#### Requirements
Gather the lines below that include the string "matplotlib", copying each in full.

--- Supplied data ---

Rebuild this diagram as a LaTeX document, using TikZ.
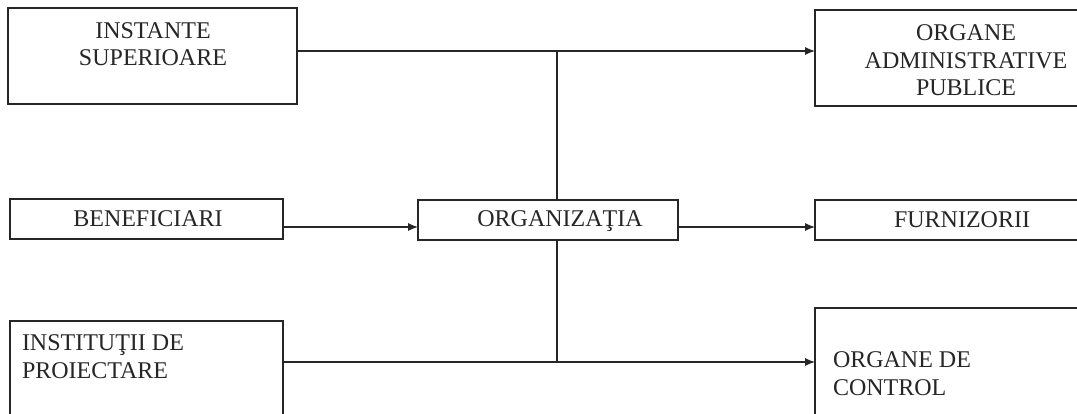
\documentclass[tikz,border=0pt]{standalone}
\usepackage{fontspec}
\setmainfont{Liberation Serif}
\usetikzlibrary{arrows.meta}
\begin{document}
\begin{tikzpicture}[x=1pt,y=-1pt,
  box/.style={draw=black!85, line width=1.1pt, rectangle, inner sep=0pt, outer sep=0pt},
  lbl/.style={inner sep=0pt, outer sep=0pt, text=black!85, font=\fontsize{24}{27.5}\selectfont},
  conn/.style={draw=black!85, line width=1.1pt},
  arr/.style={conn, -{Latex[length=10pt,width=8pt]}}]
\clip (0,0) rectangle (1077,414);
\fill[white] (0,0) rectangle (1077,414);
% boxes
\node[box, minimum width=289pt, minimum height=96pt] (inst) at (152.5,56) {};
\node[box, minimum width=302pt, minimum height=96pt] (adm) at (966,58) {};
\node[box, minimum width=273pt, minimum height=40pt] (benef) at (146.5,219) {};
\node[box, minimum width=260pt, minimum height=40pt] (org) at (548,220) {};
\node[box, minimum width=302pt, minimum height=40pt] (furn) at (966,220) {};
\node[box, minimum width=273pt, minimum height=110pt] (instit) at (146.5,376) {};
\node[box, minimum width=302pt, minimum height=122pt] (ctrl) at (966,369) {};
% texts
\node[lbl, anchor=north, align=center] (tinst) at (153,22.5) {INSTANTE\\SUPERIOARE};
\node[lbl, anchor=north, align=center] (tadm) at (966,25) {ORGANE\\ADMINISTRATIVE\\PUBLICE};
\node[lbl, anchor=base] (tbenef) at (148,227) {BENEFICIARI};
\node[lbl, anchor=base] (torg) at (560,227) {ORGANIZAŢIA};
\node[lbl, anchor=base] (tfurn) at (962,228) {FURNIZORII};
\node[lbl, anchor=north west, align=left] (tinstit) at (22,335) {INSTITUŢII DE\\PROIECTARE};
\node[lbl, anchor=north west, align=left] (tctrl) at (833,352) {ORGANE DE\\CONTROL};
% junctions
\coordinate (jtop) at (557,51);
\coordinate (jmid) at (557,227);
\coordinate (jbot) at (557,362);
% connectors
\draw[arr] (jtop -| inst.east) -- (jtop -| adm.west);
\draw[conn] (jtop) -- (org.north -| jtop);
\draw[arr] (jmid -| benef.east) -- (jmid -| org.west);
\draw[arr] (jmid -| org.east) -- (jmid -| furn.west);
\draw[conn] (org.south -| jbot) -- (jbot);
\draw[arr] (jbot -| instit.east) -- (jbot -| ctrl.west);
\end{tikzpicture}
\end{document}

---
--- Supplied data ---

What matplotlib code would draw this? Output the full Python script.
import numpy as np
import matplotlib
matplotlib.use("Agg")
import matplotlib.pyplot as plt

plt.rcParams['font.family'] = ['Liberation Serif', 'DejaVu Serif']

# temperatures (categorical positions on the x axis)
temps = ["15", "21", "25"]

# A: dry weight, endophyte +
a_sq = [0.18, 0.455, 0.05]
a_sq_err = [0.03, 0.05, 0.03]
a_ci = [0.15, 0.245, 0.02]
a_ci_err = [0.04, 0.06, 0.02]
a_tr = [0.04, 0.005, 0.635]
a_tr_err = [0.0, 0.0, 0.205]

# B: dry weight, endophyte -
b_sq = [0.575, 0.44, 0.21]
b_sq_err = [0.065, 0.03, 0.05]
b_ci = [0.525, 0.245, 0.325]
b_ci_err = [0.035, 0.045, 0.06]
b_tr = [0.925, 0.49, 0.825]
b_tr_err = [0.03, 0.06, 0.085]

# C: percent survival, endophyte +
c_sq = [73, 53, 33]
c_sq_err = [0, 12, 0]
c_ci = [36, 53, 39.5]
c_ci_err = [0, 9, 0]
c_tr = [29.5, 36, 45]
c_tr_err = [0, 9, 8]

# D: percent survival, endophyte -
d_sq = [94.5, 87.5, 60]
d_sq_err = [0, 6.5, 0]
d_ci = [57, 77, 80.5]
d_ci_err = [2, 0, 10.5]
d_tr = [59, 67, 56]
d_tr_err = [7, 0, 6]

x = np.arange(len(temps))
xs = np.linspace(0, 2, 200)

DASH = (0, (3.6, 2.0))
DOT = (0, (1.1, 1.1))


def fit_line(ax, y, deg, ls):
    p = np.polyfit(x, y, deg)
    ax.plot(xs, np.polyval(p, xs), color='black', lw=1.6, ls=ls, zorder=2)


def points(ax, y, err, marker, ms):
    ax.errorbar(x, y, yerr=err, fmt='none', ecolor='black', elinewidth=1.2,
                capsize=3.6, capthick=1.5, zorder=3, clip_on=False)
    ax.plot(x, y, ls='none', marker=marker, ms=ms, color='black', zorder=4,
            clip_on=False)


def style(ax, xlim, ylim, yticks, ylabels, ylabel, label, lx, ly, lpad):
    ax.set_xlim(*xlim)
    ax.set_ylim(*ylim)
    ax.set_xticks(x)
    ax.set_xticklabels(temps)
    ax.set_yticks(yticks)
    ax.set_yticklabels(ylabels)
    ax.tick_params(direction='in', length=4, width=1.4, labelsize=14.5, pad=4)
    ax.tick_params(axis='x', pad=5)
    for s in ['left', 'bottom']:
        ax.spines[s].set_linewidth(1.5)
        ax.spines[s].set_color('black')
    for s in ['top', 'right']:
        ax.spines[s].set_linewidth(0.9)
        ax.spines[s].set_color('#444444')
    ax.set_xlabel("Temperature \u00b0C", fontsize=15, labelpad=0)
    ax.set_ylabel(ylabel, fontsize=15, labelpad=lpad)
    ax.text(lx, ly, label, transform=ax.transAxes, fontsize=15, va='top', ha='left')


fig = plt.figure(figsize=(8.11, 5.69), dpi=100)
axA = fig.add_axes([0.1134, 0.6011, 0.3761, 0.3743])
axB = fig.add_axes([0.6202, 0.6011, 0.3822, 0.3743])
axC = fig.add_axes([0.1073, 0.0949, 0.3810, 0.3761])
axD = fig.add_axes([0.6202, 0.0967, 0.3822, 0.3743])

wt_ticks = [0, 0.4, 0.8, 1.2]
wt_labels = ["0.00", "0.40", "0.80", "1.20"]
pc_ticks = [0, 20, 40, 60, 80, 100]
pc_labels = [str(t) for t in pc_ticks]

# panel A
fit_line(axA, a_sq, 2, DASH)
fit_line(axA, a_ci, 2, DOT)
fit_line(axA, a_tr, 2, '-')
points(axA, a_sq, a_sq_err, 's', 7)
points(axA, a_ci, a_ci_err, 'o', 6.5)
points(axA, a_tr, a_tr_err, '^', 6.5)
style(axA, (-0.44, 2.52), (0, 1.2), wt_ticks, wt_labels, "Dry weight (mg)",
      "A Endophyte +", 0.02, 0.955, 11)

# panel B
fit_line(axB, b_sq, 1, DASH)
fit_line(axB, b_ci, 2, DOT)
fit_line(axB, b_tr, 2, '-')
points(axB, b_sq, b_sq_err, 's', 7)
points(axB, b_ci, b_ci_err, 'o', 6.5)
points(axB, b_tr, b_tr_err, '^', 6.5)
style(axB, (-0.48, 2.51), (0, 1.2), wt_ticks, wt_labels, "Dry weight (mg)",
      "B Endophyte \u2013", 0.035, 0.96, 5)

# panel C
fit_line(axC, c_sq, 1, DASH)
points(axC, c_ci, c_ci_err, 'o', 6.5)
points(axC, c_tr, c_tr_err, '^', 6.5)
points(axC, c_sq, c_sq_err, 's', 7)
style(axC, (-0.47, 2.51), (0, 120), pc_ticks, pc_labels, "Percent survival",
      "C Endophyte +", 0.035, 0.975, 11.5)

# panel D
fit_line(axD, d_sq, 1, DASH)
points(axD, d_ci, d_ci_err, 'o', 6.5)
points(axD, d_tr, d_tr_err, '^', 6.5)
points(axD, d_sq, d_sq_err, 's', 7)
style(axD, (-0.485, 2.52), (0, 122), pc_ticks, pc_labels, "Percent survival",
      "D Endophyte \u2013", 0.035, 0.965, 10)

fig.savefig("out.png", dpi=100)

---
--- Supplied data ---

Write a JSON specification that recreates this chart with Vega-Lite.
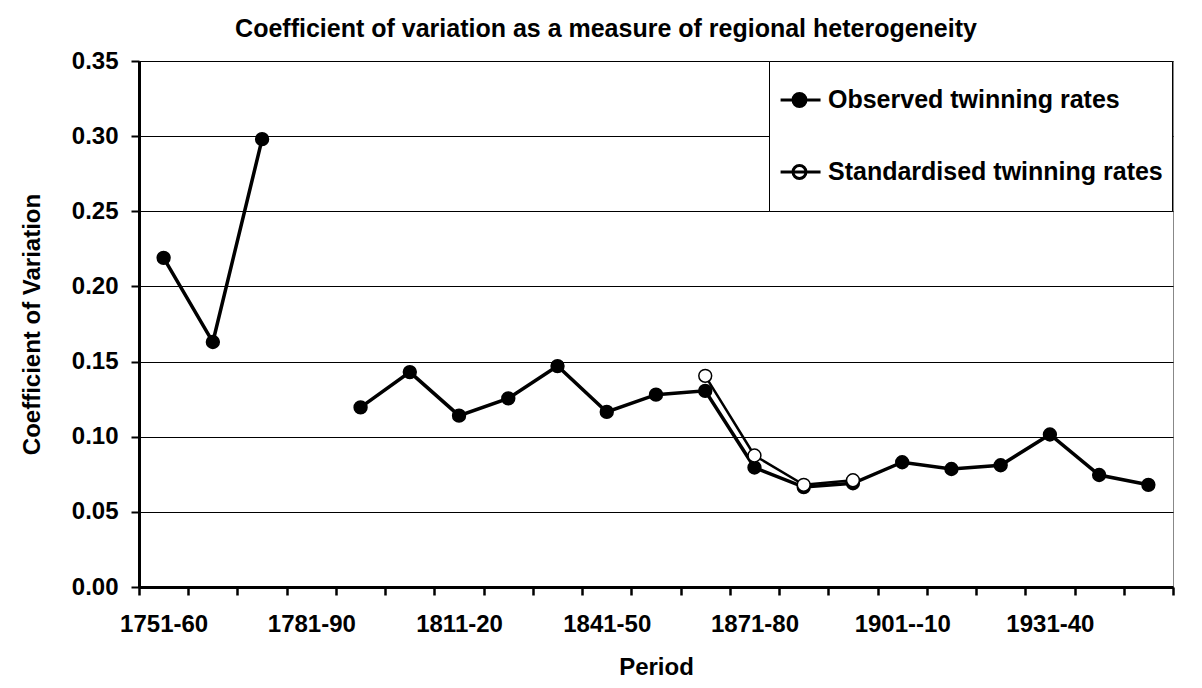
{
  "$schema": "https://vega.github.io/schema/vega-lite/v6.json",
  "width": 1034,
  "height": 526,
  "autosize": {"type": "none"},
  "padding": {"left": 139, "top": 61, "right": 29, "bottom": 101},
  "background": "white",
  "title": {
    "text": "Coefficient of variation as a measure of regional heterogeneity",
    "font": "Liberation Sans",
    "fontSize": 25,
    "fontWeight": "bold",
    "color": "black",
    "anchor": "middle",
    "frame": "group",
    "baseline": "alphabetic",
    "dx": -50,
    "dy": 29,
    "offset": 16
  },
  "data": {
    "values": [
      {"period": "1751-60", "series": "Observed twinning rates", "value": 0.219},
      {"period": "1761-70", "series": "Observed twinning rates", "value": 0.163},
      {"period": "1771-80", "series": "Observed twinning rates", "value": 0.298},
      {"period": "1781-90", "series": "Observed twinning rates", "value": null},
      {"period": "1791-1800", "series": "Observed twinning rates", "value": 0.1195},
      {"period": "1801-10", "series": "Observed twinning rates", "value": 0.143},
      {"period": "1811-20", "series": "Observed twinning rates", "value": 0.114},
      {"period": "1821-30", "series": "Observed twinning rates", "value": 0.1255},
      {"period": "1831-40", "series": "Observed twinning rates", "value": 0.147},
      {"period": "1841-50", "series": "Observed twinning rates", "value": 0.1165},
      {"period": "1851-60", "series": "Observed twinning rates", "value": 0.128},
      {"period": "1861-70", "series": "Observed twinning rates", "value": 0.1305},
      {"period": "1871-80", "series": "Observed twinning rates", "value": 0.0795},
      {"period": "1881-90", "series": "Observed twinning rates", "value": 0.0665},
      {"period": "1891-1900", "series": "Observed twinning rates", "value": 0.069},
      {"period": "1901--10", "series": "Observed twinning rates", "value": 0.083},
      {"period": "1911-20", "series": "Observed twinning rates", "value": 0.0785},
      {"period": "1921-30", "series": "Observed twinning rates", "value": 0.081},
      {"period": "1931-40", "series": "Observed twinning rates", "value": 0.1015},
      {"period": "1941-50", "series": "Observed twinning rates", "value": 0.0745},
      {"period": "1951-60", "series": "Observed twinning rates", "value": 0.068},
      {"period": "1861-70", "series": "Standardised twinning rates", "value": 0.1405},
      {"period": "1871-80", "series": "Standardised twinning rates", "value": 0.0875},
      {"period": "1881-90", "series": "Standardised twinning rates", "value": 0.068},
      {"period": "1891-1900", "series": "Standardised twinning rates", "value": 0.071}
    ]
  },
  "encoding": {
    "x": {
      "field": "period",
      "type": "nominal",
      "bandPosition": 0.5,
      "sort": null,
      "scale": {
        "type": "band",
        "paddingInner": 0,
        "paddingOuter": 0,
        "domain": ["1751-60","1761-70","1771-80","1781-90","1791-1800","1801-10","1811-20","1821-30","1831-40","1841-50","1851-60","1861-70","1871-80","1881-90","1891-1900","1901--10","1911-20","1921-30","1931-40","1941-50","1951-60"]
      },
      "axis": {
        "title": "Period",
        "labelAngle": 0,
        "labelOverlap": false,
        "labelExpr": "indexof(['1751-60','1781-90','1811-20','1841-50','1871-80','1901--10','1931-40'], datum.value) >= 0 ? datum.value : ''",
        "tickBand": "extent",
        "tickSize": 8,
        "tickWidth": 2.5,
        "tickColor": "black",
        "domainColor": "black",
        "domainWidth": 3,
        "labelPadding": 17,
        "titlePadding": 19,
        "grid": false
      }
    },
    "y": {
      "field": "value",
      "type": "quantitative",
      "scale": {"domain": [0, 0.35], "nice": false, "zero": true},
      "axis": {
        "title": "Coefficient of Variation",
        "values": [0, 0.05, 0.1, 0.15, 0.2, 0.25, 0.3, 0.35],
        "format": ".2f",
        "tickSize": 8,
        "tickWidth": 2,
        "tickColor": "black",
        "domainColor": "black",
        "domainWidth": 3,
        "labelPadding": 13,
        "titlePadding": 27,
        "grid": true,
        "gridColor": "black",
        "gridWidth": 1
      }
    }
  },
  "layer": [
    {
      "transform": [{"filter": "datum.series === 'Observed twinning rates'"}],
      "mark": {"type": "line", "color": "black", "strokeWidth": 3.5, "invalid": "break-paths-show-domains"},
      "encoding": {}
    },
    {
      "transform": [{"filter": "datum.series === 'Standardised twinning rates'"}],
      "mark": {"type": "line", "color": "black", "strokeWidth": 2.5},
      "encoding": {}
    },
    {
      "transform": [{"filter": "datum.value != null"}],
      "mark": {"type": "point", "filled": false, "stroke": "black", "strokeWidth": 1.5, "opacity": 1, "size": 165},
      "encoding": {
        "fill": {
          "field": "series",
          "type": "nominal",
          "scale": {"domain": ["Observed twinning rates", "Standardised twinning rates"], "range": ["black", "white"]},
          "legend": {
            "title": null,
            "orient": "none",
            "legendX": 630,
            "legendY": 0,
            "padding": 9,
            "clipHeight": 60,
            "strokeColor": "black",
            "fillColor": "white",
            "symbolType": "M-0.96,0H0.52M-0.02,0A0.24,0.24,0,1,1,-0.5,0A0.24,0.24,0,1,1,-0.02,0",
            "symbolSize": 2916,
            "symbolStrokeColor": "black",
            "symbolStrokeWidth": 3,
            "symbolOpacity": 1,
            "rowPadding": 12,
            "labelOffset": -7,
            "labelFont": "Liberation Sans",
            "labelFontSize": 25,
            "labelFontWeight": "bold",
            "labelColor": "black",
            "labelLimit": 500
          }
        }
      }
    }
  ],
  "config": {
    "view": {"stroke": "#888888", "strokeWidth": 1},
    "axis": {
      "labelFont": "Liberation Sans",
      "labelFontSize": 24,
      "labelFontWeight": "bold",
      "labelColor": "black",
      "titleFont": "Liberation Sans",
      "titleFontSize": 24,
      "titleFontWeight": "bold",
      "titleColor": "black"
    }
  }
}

---

#### Full solution
What matplotlib code would draw this? Output the full Python script.
import matplotlib
matplotlib.use("Agg")
import matplotlib.pyplot as plt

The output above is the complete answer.